Airbnb serves millions of guests and hosts in our community. Every second, their activities on Airbnb.com, such as searching, booking, and messaging, generate a huge amount of data we anonymize and use to improve the community’s experience on our platform. The Data Platform Team at Airbnb strives to leverage this data to improve our customers’ experiences and optimize Airbnb’s business.
Our mission is to provide infrastructure to collect, organize, and process this deluge of data (all in privacy-safe ways), and empower various organizations across Airbnb to derive necessary analytics and make data-informed decisions from it. The primary way high-level analytics is exposed and shared within the company is through various dashboards.
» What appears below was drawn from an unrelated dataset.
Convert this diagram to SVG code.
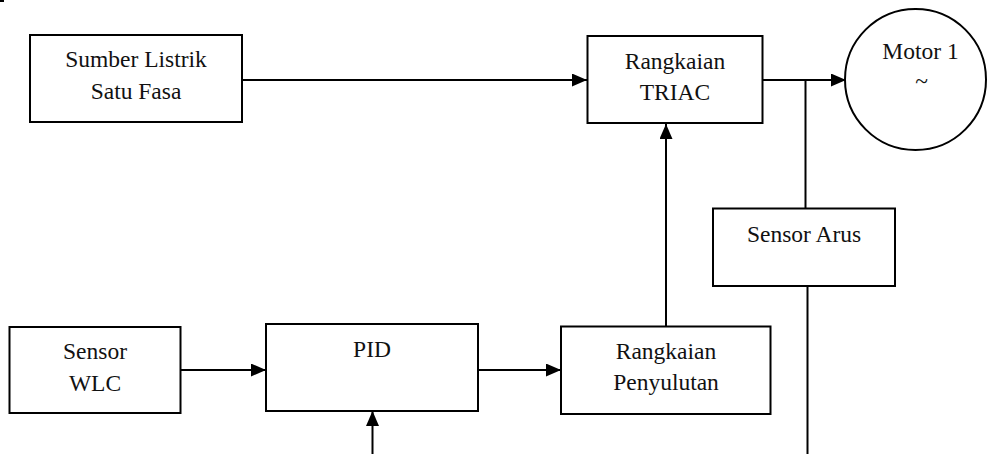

A lot of people use these dashboards every day to make various decisions.
Dashboards also allow real-time tracking and monitoring of various aspects of our business and systems. As a result, the timeliness of these dashboards is critical to the daily operation of Airbnb. However, we are faced with three challenges: First, it would take a long time to aggregate data in the warehouse and generate the necessary data for these dashboards using systems like Hive and Presto at query time.
Hive/Presto has to read all the data and aggregate them on demand, resulting in all necessary computation getting invoked at query time. Even if those engines are used to pre-compute the aggregation and store them, the storage format is not optimized for repeated slicing and dicing of data that analytics queries demand.